A photo-lite trip report this time – I forgot to take my camera!
Like millions of other Brits, we have spent much of the last couple of weeks mesmerised by the goings-on at London 2012. Although we had been grumpily underwhelmed by the prospect in the weeks, months and years prior to the opening ceremony, come the day we caved in and got hooked by stories emanating from the Olympic Park and elsewhere.
But despite the obvious success of Team GB, by last weekend it seemed the time had come to get out and do a bit of exercise again for ourselves, having contented ourselves with most local potters in recent weeks.
So, with a decent forecast predicted, we packed lunch and a minimum of gear into the car and headed for the Cotswolds. It had been a fair while since our previous visit, so we were happy to settle for an old favourite circuit from the pretty village of Guiting Power.
Now I know many people consider the Cotswolds to be little more than a countryside theme park of chocolate-box villages for the minor aristocracy, “get-off-my-land” media-types, and writers of middle class angst novels; the air rich with the pervasive whiff of money, privilege and horseshit. But despite these obvious attractions, look carefully and there is still an undeniably beautiful landscape of wooded hillsides, long ridges and clear streams waiting to be explored.
Although perhaps less suited to the hill-walker or backpacker, the Cotswolds is an area buzzing with opportunities for the day walker and LDP-er. Besides the eponymous Cotswold Way, within a 3-mile radius of Stow-on-the-Wold alone there are no fewer than 9 other waymarked LDPs with a huge variety of length, difficulty and theme on offer – the Wardens Way, the Windrush Way, The Diamond Way, the Gloucestershire Way, the Gustav Holst Way, the Oxfordshire Way, the Monarch’s Way, the Macmillan Way and the Heart Of England Way – let alone the web of interconnecting paths yet to be “Way-ified”. Phew!
Anyhow: with our circuit chosen and our rucksacks packed, we headed off under a disconcertingly grey sky. Despite a reasonable spell of weather and an encouraging forecast, the promised early morning sunshine had faded, and before we had crossed more than a couple of fields, spots of rain began to fall. Weather forecasting appears to have much in common with the investment industry: past performance being no guarantee of future outcomes.
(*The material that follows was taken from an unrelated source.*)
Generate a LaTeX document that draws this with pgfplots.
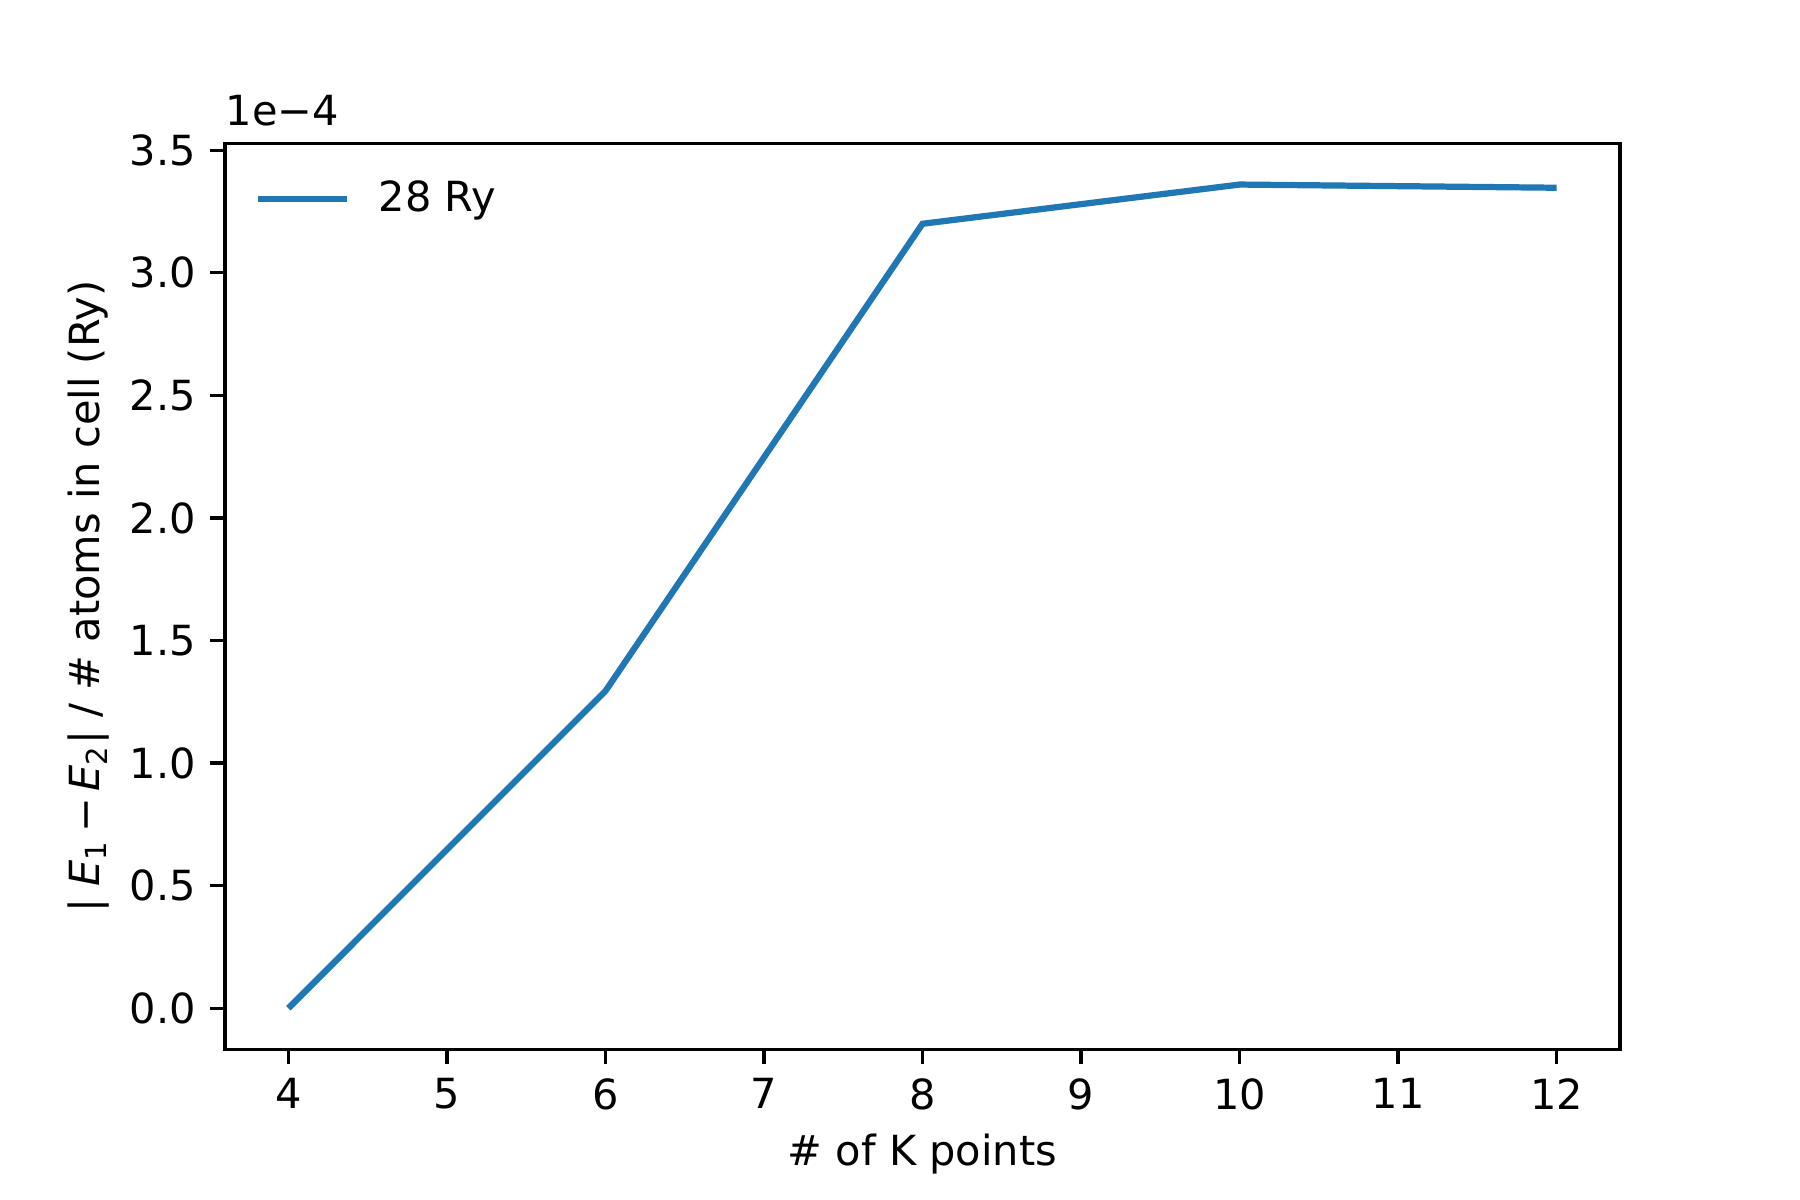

Over the next half an hour, a steady drizzle set in, and we took an early lunch in case conditions worsened. Which they did, and for the next 90 minutes we trudged along – happily enough, immersed in our own thoughts – through full-on rain, occasionally distracting ourselves from soggy discomfort by discussing the performance or otherwise of our current crop of summer gear (of which more in a future post!).
In the end we decided to cut down our planned 13-mile route, taking a shortcut along metalled lanes to lop off around 3 miles of walking. Of course, at this point, the rain relented slightly – but not altogether, as a final soaking just before getting back to the car demonstrated.
So, not quite the sunny ramble we had envisaged. However, in spite of the soaking we had enjoyed our outing, although it was a relief to shed our sodden rucksacks, jackets and boots when we got back to the car.
One important lesson we did learn, though: being out in the rain can be quite enjoyable – but it helps if you have a bit of decent gear to keep the elements at bay!